The weekend after the Thanksgiving holiday has always marked a prized tradition in my parents’ house: Christmas tree hunting.
When I got married I would drag my husband down to our local Forest Service Ranger Station to purchase a tree tag, and we’d go on the annual tree hunt whenever possible.
We always enjoyed ourselves. The fresh blanket of snow, clean mountain air, and sharp smell of tree sap on our fingers made up for our wet pants and frozen toes.
That was before the great shift happened. One particularly snowy Christmas tree hunt, I found the perfect tree, a white fir that stood around 7 feet tall and was coated in a fresh dusting of glittering snow. The branches were full and perfectly spaced and begged to be adorned with ornaments.
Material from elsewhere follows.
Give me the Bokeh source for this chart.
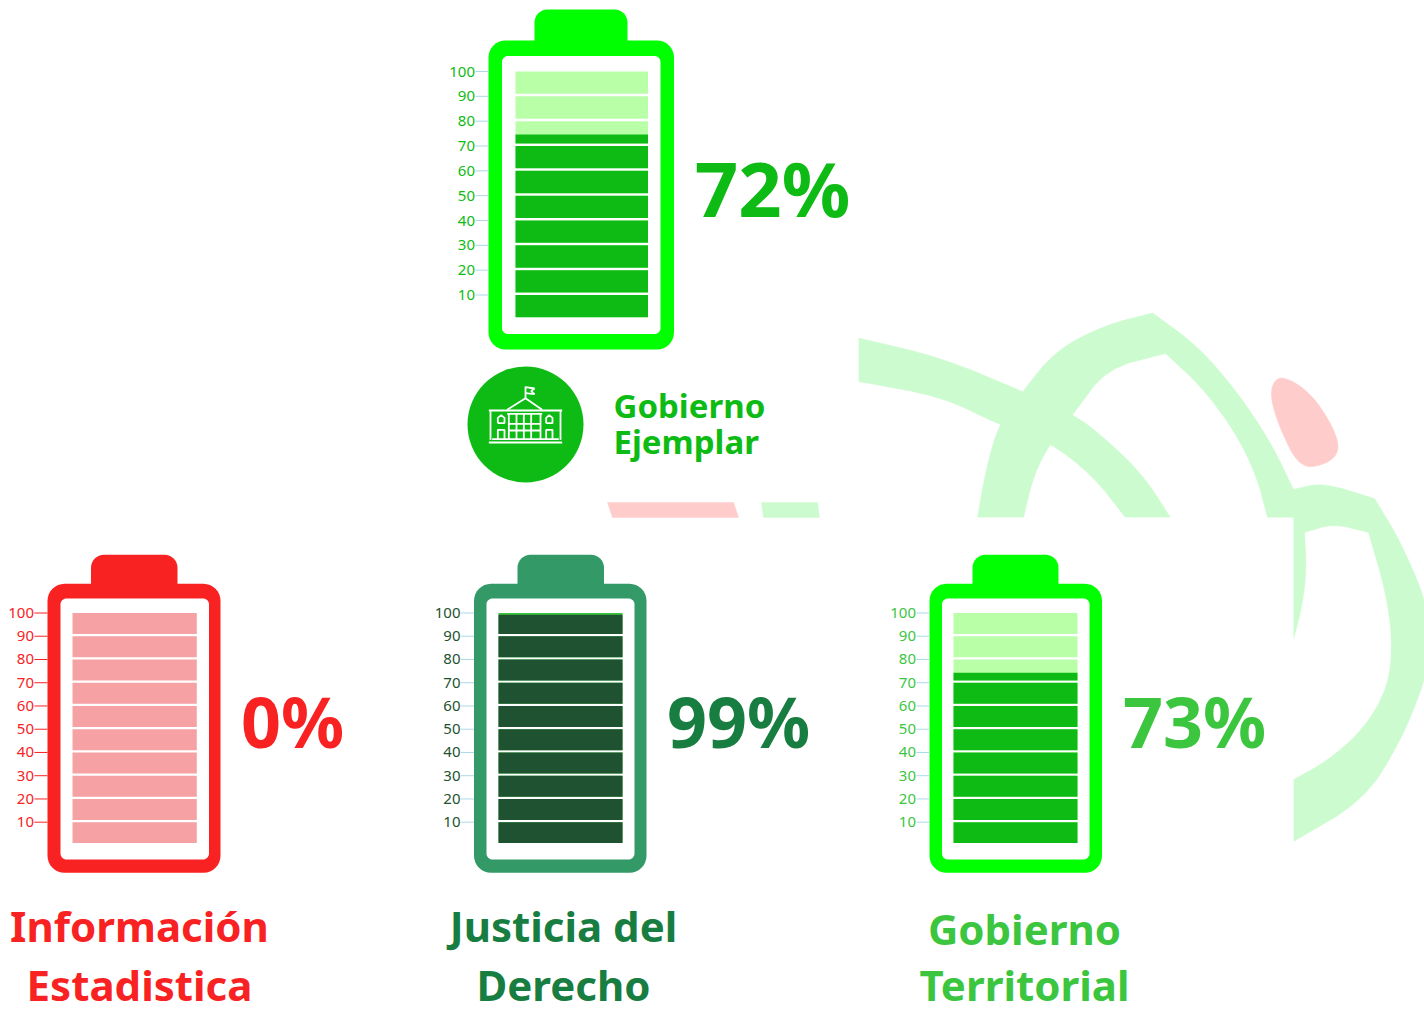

My husband took a saw to its base and it happened. I felt guilty – stone-in-the-pit-of-my-stomach guilty. I was depriving a tree of its full, majestic life. Normally it would still be looking out over the forest long after I was gone, but I had killed it for my holiday celebration. We took it home, but the holiday just wasn’t the same, and every Thanksgiving since I’ve made sure my weekend held no room for the family tree hunt.
I’ve recently had a change of heart. While browsing the Living With Fire website (LivingWithFire.info), I came across a fact sheet that articulates the benefits of tree thinning. While one part of the paper addresses tree thinning around the home (good information for people with big trees on their properties), the other part addresses forest health. There were a lot of points to sell me on the idea of tree thinning, but there was one that stood out in particular: tree thinning is helpful for reducing wildfire threat. Thinner tree stands means less fuel so that a fire won’t burn so intensely. It also means that fire will stay closer to the ground so that the big, healthy trees won’t catch easily. Read the paper here.
Understanding how Christmas tree cutting allows predetermined areas to be thinned for the betterment of the forest has eased my guilty conscience greatly.
This year’s tree hunt was one of my favorites yet. My tree is stunning, and the forest we left behind will be healthier and will hopefully fare better in a wildfire, thanks to our family tradition.